なお、資源の量は一定ではなく、社会の制度や構造…「協働の枠組み」…のあり方によって増えたり減ったりするものであることにも留意しておくべきだ。単純に言えば、人びとが働いたり、様々なイノベーションが起こったりすることで、資源を増やすことができる。なので、一定以上の数の人びとを一定以上に働かせたり研究や起業などに向かわせることも考慮しておかなければならない。
もちろん、この「正義の情況」という発想に疑問を呈する人もいる。
たとえば、マーサ・ヌスバウムの『正義のフロンティア:障害者・外国人・動物という境界を超えて』では、「客観的・客体的な情況」の(1)と(2)を前提とする正義論では障害者や動物といった存在を正義の対象に含めることができないことを批判していた(健常者の成人がやろうと思えば容易に支配できてしまう存在は正義の対象にならない、ということになるので)*1。
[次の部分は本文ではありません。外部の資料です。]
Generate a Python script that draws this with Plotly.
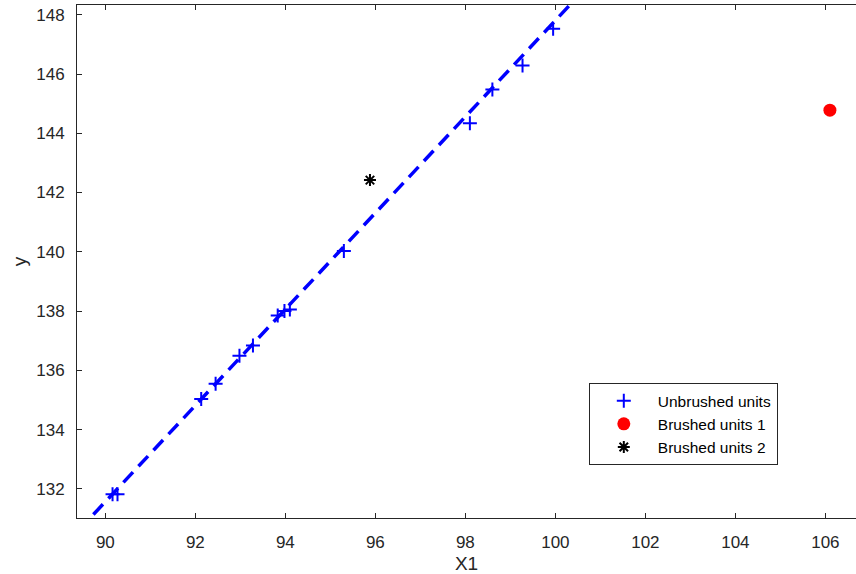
import plotly.graph_objects as go

# Data
unbrushed_x = [90.16, 90.27, 92.13, 92.45, 92.98, 93.28, 93.83, 93.98, 94.10,
               95.30, 98.10, 98.60, 99.27, 99.95]
unbrushed_y = [131.82, 131.82, 135.03, 135.55, 136.49, 136.84, 137.85, 138.00, 138.05,
               140.03, 144.34, 145.48, 146.29, 147.53]
brushed1_x = [106.10]
brushed1_y = [144.78]
brushed2_x = [95.88]
brushed2_y = [142.42]
fit_x = [89.40, 100.50]
fit_y = [130.59, 148.62]

x_ticks = [90, 92, 94, 96, 98, 100, 102, 104, 106]
y_ticks = [132, 134, 136, 138, 140, 142, 144, 146, 148]

FONT = "Liberation Sans, Arial, Helvetica, sans-serif"
AX = "#262626"

fig = go.Figure()
fig.add_trace(go.Scatter(x=fit_x, y=fit_y, mode="lines",
                         line=dict(color="#0000ff", width=3.5, dash="14px,8px"),
                         showlegend=False, hoverinfo="skip"))
fig.add_trace(go.Scatter(x=unbrushed_x, y=unbrushed_y, mode="markers", name="Unbrushed units",
                         marker=dict(symbol="cross-thin", size=10, color="#0000ff",
                                     line=dict(color="#0000ff", width=2))))
fig.add_trace(go.Scatter(x=brushed1_x, y=brushed1_y, mode="markers", name="Brushed units 1",
                         marker=dict(symbol="circle", size=13, color="#ff0000",
                                     line=dict(width=0))))
fig.add_trace(go.Scatter(x=brushed2_x, y=brushed2_y, mode="markers", name="Brushed units 2",
                         marker=dict(symbol="asterisk-open", size=10, color="#000000",
                                     line=dict(color="#000000", width=2))))

fig.update_layout(
    width=856, height=574,
    margin=dict(l=77, r=0, t=5, b=56),
    paper_bgcolor="white", plot_bgcolor="white",
    font=dict(family=FONT, size=17, color=AX),
    legend=dict(x=0.657, y=0.263, xanchor="left", yanchor="top",
                bgcolor="white", bordercolor=AX, borderwidth=1,
                font=dict(family=FONT, size=15.5, color="#000000"),
                itemwidth=58, tracegroupgap=0, entrywidth=160, entrywidthmode="pixels"),
)
fig.update_xaxes(range=[89.37, 106.68], tickvals=x_ticks, ticks="inside", ticklen=5,
                 tickcolor=AX, showline=True, linecolor=AX, linewidth=1, mirror="ticks",
                 showgrid=False, zeroline=False, ticklabelstandoff=9,
                 title=dict(text="X1", font=dict(family=FONT, size=19, color=AX), standoff=8),
                 tickfont=dict(family=FONT, size=17, color=AX))
fig.update_yaxes(range=[131.015, 148.33], tickvals=y_ticks, ticks="inside", ticklen=5,
                 tickcolor=AX, showline=True, linecolor=AX, linewidth=1, mirror=False,
                 showgrid=False, zeroline=False, ticklabelstandoff=8,
                 title=dict(text="y", font=dict(family=FONT, size=19, color=AX), standoff=4),
                 tickfont=dict(family=FONT, size=17, color=AX))

fig.write_html("out.html")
ヌスバウムは「[デビット・]ヒュームが力のだいたいの平等性に依拠していることは、彼の正義論にきわめて大きな悪影響を及ぼしている」(p.60)と書いたうえで、ロールズの議論もヒュームによる「正義の情況」論に依拠していることをかなり強く批判している。
とはいえ、上述の引用文にも示されているとおり、『正義論』のなかでは「力のだいたいの平等性」よりも「適度な希少性」と「利害関心の衝突」のほうが強調されているという点は留意しておくべきだと思う。
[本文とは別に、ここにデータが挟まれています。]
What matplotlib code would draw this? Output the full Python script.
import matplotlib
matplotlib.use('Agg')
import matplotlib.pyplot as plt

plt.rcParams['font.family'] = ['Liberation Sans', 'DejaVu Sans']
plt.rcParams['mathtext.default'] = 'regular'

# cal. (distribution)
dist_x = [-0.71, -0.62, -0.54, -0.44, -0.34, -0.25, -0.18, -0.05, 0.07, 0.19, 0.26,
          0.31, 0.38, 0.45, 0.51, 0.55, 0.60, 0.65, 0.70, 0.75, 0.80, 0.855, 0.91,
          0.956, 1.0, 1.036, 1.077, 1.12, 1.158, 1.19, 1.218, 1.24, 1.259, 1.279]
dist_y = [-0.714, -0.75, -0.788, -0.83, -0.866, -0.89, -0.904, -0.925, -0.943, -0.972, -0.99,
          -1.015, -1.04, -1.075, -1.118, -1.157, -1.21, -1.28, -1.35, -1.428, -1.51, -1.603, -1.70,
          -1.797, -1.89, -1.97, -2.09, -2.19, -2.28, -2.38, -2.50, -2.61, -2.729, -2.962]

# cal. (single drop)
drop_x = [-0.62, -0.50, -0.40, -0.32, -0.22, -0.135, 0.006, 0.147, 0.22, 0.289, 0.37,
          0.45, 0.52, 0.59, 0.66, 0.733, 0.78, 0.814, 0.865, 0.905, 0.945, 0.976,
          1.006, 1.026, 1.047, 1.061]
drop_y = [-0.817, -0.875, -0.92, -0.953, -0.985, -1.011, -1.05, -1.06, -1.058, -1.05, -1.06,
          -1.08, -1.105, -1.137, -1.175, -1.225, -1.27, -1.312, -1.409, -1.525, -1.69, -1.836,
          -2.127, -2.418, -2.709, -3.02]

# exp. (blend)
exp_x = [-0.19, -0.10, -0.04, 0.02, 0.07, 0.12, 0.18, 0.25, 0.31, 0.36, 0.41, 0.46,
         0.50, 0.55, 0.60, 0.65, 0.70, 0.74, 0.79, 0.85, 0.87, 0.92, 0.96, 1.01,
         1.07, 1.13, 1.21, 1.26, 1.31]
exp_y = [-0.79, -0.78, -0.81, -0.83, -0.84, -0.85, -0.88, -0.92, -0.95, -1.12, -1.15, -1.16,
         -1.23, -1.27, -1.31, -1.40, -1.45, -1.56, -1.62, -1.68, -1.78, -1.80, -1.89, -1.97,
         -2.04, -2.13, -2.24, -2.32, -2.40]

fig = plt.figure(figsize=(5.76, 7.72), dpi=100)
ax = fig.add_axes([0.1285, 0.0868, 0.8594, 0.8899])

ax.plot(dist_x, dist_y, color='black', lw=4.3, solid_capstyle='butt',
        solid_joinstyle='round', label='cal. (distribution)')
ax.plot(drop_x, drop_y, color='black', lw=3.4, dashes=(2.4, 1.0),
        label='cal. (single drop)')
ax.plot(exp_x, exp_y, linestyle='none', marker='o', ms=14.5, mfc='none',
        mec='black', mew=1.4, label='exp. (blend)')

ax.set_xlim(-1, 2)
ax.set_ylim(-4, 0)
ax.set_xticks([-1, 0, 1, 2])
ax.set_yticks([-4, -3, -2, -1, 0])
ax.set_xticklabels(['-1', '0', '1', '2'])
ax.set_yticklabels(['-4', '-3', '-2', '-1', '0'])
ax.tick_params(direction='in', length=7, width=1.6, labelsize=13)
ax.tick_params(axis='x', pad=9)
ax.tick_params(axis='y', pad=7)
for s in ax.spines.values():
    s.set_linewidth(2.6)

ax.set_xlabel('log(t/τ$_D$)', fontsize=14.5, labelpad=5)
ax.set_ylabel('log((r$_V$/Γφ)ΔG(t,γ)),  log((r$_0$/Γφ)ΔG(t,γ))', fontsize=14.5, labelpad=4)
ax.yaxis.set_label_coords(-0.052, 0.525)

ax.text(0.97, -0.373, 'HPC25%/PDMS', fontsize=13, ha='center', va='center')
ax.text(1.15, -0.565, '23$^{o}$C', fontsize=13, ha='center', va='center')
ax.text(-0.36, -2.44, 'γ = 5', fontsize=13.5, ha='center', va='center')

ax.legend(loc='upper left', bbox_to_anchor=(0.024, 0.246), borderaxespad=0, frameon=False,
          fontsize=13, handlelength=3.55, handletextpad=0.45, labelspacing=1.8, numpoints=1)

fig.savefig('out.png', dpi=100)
私見では、いわゆる「社会正義」的な議論では、この二点はとくに無視されることが多い。資源については「いま権力者や金持ちやマジョリティが持っているぶんを奪って他の人たちに平等に分配したら問題が解決するでしょ」という程度にしか考えていなさそうな人も多いし、利害関心については「間違った考え方をしている人や悪い意見を持っている人の利害関心なんて考慮しないのが正解っしょ」というくらいに思っていそうな人が多々いるように思えてしまうのだ。
ウィル・キムリッカが『現在政治理論』で解説していたような、マルクス主義(の政治哲学)では、「利害関心が対立する」という事態が解決されるべき問題であるされており真に善き共同体では「正義」は必要のないものとみなされる、ということも関連しているのだろう。
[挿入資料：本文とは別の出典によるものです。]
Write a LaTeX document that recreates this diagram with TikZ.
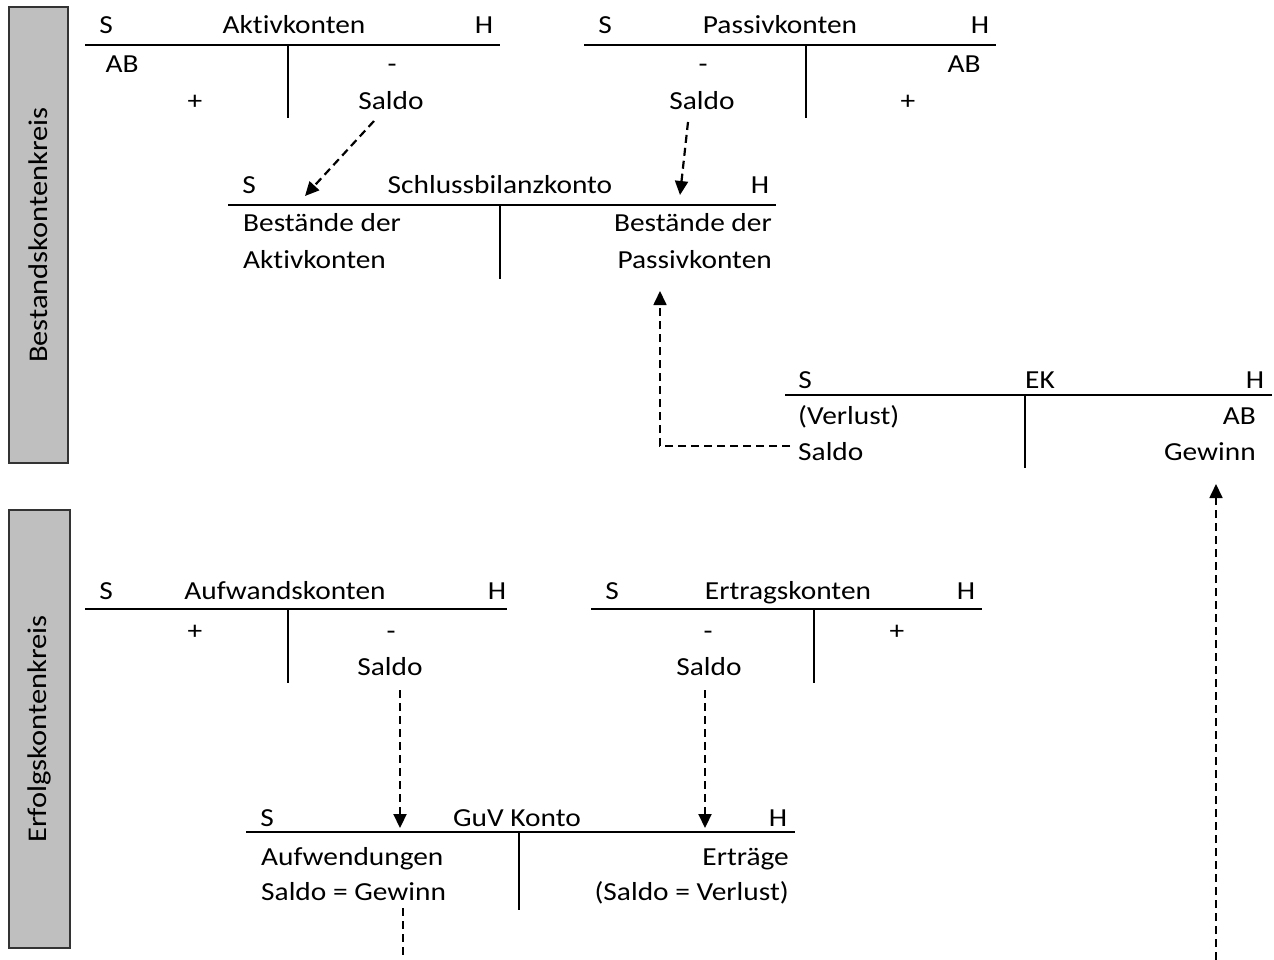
\documentclass[tikz,border=0pt]{standalone}
\usepackage{fontspec}
\setmainfont{Carlito}[FakeStretch=1.13, Ligatures={NoCommon,NoRare,NoContextual}]
\usetikzlibrary{arrows.meta}
\begin{document}
\begin{tikzpicture}[x=1pt,y=-1pt,
  tl/.style={line width=2.6pt},
  lb/.style={inner sep=0pt, anchor=base, font=\fontsize{26}{30}\selectfont},
  lbl/.style={lb, anchor=base west},
  lbr/.style={lb, anchor=base east},
  flow/.style={line width=2.2pt, dash pattern=on 8pt off 5pt, -{Triangle[length=14pt,width=13pt]}},
  thinflow/.style={line width=1.2pt, dash pattern=on 8pt off 5pt},
  side/.style={draw=black!80, line width=1.6pt, fill=black!25, rotate=90, inner sep=0pt,
    font=\fontsize{27}{31}\selectfont}
]
\useasboundingbox (0,0) rectangle (1274,960);

% side boxes
\node[side, minimum width=456pt, minimum height=59pt] (bk) at (38.5,235) {Bestandskontenkreis};
\node[side, minimum width=438pt, minimum height=61pt] (ek) at (39.5,729) {Erfolgskontenkreis};

% Aktivkonten
\draw[tl] (85,45) -- (500,45);
\draw[tl] (288,45) -- (288,118);
\node[lb] (aS) at (106,34) {S};
\node[lb] (aT) at (294,34) {Aktivkonten};
\node[lb] (aH) at (484,34) {H};
\node[lb] (aAB) at (122,73) {AB};
\node[lb] (aP) at (195,110) {+};
\node[lb] (aM) at (392,73) {-};
\node[lb] (aSaldo) at (391,110) {Saldo};

% Passivkonten
\draw[tl] (584,45) -- (996,45);
\draw[tl] (806,45) -- (806,118);
\node[lb] (pS) at (605,34) {S};
\node[lb] (pT) at (780,34) {Passivkonten};
\node[lb] (pH) at (980,34) {H};
\node[lb] (pM) at (703,73) {-};
\node[lb] (pAB) at (964,73) {AB};
\node[lb] (pSaldo) at (702,110) {Saldo};
\node[lb] (pP) at (908,110) {+};

% Schlussbilanzkonto
\draw[tl] (228,205) -- (776,205);
\draw[tl] (500,205) -- (500,279);
\node[lb] (sS) at (249,194) {S};
\node[lb] (sT) at (500,194) {Schlussbilanzkonto};
\node[lb] (sH) at (760,194) {H};
\node[lbl] (sA1) at (243,232) {Bestände der};
\node[lbl] (sA2) at (243,268) {Aktivkonten};
\node[lbr] (sP1) at (772,232) {Bestände der};
\node[lbr] (sP2) at (772,268) {Passivkonten};

% EK
\draw[tl] (785,395) -- (1272,395);
\draw[tl] (1025,395) -- (1025,468);
\node[lb] (eS) at (805,388) {S};
\node[lb] (eT) at (1040,388) {EK};
\node[lb] (eH) at (1255,388) {H};
\node[lbl] (eV) at (798,424) {(Verlust)};
\node[lbl] (eSaldo) at (798,460) {Saldo};
\node[lbr] (eAB) at (1256,424) {AB};
\node[lbr] (eG) at (1256,460) {Gewinn};

% Aufwandskonten
\draw[tl] (85,609) -- (507,609);
\draw[tl] (288,609) -- (288,683);
\node[lb] (fS) at (106,599) {S};
\node[lb] (fT) at (285,599) {Aufwandskonten};
\node[lb] (fH) at (497,599) {H};
\node[lb] (fP) at (195,639) {+};
\node[lb] (fM) at (391,639) {-};
\node[lb] (fSaldo) at (390,675) {Saldo};

% Ertragskonten
\draw[tl] (591,609) -- (982,609);
\draw[tl] (814,609) -- (814,683);
\node[lb] (rS) at (612,599) {S};
\node[lb] (rT) at (788,599) {Ertragskonten};
\node[lb] (rH) at (966,599) {H};
\node[lb] (rM) at (708,639) {-};
\node[lb] (rP) at (897,639) {+};
\node[lb] (rSaldo) at (709,675) {Saldo};

% GuV Konto
\draw[tl] (246,832) -- (795,832);
\draw[tl] (519,832) -- (519,910);
\node[lb] (gS) at (267,826) {S};
\node[lb] (gT) at (517,826) {GuV Konto};
\node[lb] (gH) at (778,826) {H};
\node[lbl] (gA1) at (261,865) {Aufwendungen};
\node[lbl] (gA2) at (261,900) {Saldo = Gewinn};
\node[lbr] (gE1) at (789,865) {Erträge};
\node[lbr] (gE2) at (789,900) {(Saldo = Verlust)};

% connectors
\coordinate (c1s) at (374,121);
\coordinate (c1e) at (305,196);
\draw[flow] (c1s) -- (c1e);
\coordinate (c2s) at (688,122);
\coordinate (c2e) at (680,195);
\draw[flow] (c2s) -- (c2e);
\coordinate (c3s) at (790,446);
\coordinate (c3m) at (660,446);
\coordinate (c3e) at (660,291);
\draw[flow, line width=1.7pt] (c3s) -- (c3m) -- (c3e);
\coordinate (c4s) at (400,690);
\coordinate (c4e) at (400,828);
\draw[flow] (c4s) -- (c4e);
\coordinate (c5s) at (705,690);
\coordinate (c5e) at (705,828);
\draw[flow] (c5s) -- (c5e);
\coordinate (c6s) at (403,908);
\coordinate (c6e) at (403,960);
\draw[thinflow] (c6s) -- (c6e);
\coordinate (c7s) at (1216,960);
\coordinate (c7e) at (1216,484);
\draw[flow, line width=1.7pt] (c7s) -- (c7e);
\end{tikzpicture}
\end{document}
もちろん、リベラリズムにおいては、人びとの人生計画が異なっていることを前提にしたうえでそれぞれに自由に生きられる社会のほうが理想とされるので、利害関心の対立はどれだけ社会が進歩したところで不可欠的に生じるものとされていて、そのこと自体は問題でもないとされるはずだ。……とはいえ、マルクス主義者であると自認していない人ですら、このことはついつい忘れてしまいがちである。